Le Conseil d’Etat n’avait jamais affirmé ce caractère, de plus dans l’arrêt du Conseil d’Etat, 26 février 2010, Commune d’Orvault, à propos du même humoriste, il était dit qu’il fallait que les troubles à l’ordre public soient caractérisés pour interdire le droit fondamental à la liberté de réunion, et en l’espèce le Conseil d’Etat avait autorisé le spectacle de Dieudonné en 2010.
En l’espèce dans cette ordonnance du 9 janvier 2014, le Conseil d’Etat juge qu’il y a un risque sérieux de rixes entres spectateurs et autres individus en raison des grandes différences d’opinions de chacun, qui causerait un trouble à l’ordre public
2) Le rôle préventif de la police administratif
- En matière de prévention de troubles à l’ordre public, c’est la police administrative qui intervient. Le Ministre de l’intérieur rappelle dans sa circulaire du 6 janvier 2014 que le principe de liberté n’est pas absolu, et qu’il doit être concilié avec les nécessités du maintien de l’ordre public. En l’espèce la liberté d’expression de M. Dieudonné se voit interdite durant son spectacle par l’arrêté préfectoral.

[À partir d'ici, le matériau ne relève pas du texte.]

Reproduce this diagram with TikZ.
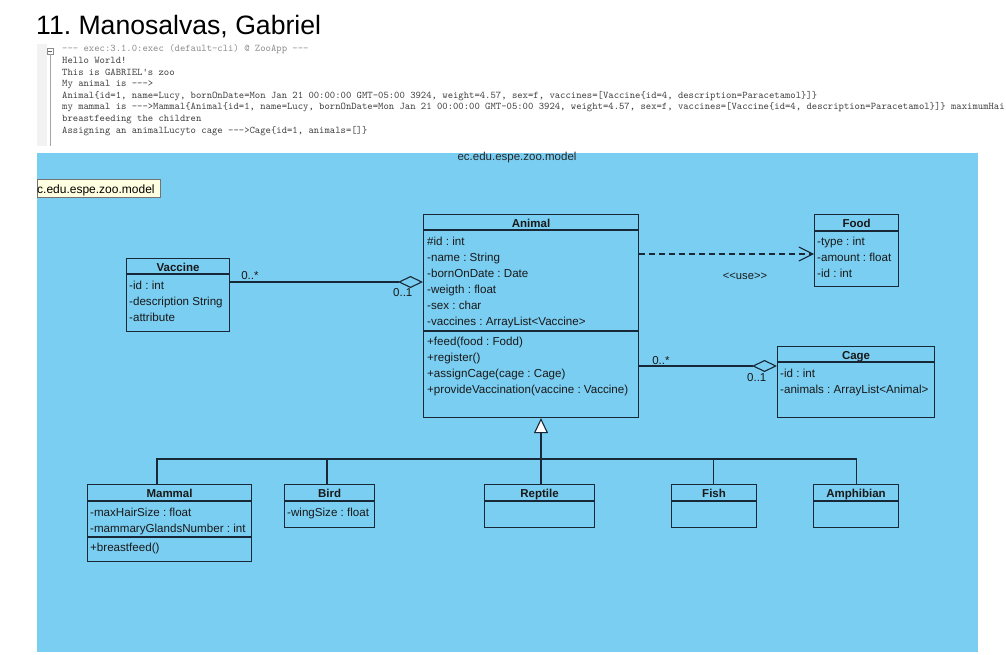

- Pour qu’une mesure de police administrative soit légale, il faut qu’elle soit nécessaire, adapté et proportionné. En l’espèce l’interdiction du spectacle de M. Dieudonné répondait à ces 3 critères.
- La police administrative a pris des mesures préventives pour éviter que des infractions pénales soient commises, elle justifie cela dans l’arrêté par le fait que l’humoriste a déjà été condamné neuf fois pour des propos similaires à ceux de son spectacle comme de l’antisémitisme, donc il y a possibilité qu’un délit soit commis.